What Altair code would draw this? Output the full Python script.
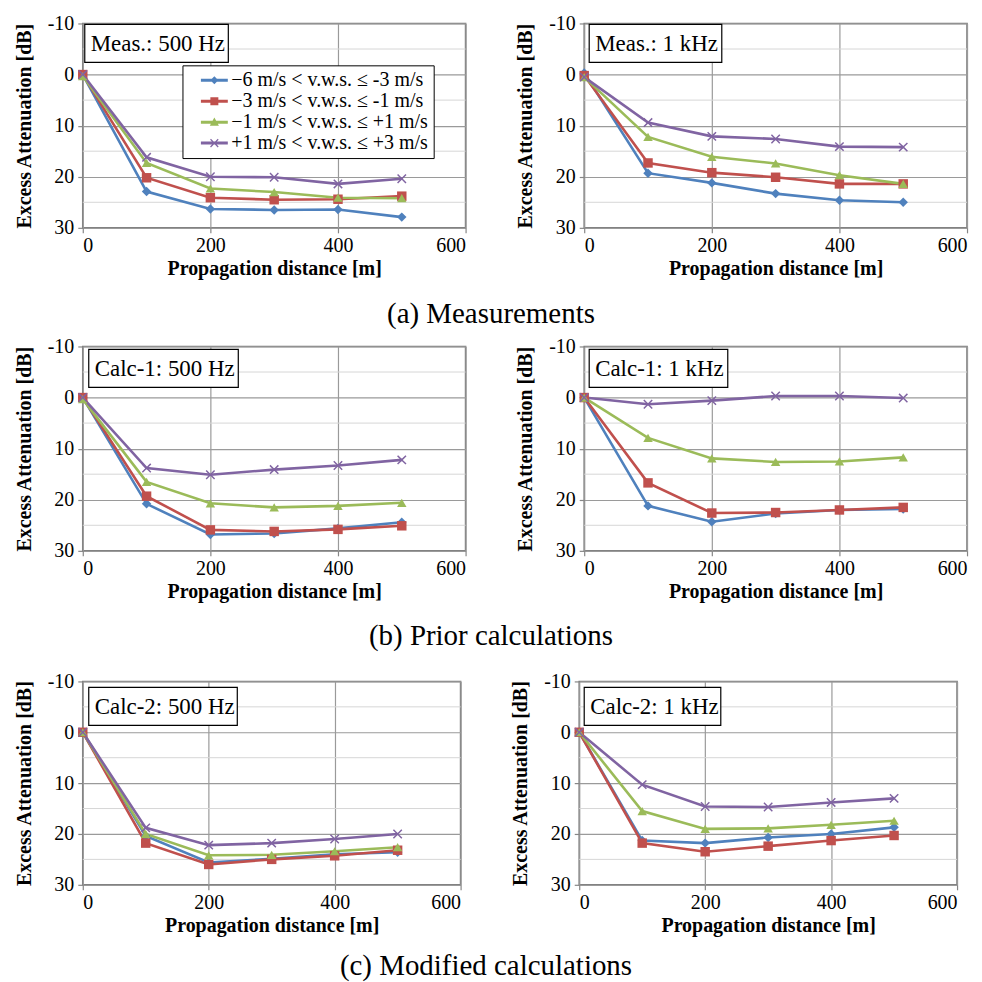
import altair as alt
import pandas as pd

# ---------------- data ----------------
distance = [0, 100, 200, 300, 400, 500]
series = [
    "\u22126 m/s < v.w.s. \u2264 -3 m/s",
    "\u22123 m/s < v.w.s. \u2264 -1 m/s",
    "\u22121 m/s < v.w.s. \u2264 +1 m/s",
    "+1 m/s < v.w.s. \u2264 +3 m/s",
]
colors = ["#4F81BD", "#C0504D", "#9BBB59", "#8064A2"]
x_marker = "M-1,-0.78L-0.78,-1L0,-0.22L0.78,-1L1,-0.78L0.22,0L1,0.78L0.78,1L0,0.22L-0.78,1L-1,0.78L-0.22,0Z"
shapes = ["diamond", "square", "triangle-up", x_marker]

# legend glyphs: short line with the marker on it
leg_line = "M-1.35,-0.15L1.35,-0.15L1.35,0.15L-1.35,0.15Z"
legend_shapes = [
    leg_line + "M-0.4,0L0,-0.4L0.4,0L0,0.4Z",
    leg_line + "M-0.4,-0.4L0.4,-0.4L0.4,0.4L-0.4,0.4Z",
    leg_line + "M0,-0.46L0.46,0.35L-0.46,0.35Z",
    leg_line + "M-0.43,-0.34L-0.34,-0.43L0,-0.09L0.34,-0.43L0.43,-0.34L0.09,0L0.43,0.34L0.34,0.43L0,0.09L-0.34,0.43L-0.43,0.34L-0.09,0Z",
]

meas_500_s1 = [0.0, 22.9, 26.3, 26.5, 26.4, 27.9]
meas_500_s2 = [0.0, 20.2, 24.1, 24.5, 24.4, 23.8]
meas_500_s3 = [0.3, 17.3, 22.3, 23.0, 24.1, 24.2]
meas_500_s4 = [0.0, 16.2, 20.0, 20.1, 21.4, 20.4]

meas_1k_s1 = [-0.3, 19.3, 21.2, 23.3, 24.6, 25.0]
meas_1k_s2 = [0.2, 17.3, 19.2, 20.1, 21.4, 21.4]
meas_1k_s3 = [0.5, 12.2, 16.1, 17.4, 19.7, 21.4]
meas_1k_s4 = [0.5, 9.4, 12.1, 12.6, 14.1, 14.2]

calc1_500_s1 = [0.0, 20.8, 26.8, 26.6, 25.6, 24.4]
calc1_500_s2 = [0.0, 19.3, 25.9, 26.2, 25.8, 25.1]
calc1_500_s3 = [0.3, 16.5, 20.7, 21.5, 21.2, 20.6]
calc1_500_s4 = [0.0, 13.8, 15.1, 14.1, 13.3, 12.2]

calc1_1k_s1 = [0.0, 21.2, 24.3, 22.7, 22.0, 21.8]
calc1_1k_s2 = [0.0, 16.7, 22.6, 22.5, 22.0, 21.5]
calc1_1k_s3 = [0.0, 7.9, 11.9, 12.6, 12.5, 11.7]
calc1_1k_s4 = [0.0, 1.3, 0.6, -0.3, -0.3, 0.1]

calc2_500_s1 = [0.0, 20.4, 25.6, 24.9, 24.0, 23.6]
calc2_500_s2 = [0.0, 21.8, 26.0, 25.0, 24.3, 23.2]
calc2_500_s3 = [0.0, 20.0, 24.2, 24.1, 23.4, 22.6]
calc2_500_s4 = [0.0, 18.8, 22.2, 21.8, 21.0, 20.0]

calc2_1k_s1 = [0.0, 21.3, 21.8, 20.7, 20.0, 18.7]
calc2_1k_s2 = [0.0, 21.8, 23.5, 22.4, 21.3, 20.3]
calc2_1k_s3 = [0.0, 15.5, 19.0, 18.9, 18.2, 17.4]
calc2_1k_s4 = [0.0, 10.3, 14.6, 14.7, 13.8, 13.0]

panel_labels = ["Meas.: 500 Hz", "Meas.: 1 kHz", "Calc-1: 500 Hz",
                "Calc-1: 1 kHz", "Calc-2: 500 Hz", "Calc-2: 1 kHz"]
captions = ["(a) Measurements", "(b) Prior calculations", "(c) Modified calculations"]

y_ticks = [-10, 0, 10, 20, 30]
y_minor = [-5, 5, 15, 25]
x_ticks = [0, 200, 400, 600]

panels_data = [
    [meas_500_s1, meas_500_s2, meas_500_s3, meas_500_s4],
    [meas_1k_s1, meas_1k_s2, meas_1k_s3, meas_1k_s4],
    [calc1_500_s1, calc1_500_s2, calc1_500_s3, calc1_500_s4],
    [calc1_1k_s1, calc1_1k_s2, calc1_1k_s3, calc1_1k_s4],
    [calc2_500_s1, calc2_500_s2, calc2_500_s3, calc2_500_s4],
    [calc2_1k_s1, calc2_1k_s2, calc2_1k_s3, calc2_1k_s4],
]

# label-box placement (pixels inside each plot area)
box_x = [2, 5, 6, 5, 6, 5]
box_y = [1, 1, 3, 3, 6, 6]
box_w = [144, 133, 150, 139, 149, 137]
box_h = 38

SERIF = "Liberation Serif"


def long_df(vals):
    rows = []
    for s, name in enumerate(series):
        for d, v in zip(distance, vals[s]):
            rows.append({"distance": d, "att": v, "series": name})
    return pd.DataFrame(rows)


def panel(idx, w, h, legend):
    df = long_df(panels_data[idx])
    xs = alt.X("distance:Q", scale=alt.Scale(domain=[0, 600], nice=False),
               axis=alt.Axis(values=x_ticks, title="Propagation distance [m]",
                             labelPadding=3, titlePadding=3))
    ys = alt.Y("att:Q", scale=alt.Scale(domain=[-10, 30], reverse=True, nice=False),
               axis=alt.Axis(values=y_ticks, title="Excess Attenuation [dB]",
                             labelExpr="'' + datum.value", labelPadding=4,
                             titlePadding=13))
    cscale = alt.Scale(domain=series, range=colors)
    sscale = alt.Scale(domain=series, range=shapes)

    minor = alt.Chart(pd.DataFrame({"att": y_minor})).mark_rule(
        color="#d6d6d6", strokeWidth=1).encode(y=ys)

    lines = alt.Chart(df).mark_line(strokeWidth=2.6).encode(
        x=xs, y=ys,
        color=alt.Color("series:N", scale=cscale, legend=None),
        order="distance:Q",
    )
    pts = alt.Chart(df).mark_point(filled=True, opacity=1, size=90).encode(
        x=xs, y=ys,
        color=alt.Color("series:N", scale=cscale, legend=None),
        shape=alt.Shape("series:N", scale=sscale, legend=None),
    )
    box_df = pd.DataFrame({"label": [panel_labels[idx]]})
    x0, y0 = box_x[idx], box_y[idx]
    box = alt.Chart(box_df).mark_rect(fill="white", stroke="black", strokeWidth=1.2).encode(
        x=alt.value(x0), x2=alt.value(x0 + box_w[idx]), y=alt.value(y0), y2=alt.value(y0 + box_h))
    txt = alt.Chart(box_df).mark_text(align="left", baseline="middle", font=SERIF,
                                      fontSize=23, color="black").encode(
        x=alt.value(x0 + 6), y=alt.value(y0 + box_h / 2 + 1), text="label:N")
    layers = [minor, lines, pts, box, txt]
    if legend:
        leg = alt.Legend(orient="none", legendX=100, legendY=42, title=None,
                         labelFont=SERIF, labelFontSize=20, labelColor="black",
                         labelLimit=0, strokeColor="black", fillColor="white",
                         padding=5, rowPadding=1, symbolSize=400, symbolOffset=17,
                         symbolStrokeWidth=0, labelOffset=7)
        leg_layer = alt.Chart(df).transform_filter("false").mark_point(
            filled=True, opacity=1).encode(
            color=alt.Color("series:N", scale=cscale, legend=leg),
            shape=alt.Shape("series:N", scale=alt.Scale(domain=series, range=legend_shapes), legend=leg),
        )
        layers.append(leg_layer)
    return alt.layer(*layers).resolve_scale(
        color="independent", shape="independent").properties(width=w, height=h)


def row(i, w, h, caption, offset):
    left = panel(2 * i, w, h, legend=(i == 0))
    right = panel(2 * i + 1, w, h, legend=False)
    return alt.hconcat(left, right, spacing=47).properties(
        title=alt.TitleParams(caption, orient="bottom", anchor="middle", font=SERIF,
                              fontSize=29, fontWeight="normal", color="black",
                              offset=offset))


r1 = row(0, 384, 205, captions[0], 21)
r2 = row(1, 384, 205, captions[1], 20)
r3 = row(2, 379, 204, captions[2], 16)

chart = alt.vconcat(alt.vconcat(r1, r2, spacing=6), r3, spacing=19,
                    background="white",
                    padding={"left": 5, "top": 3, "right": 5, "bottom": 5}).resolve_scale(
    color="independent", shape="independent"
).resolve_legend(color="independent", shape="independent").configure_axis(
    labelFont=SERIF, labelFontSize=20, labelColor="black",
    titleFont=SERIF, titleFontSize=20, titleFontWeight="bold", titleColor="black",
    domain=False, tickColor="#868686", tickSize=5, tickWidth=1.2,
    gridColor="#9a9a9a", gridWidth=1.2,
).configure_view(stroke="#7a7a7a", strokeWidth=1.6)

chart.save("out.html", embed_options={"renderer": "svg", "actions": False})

▸ **What to produce**: From the first line of the listing above, repeat every line through the one holding "import pandas as pd". Both ends count, and pictures stay out.

▸ **The response**:
What Altair code would draw this? Output the full Python script.
import altair as alt
import pandas as pd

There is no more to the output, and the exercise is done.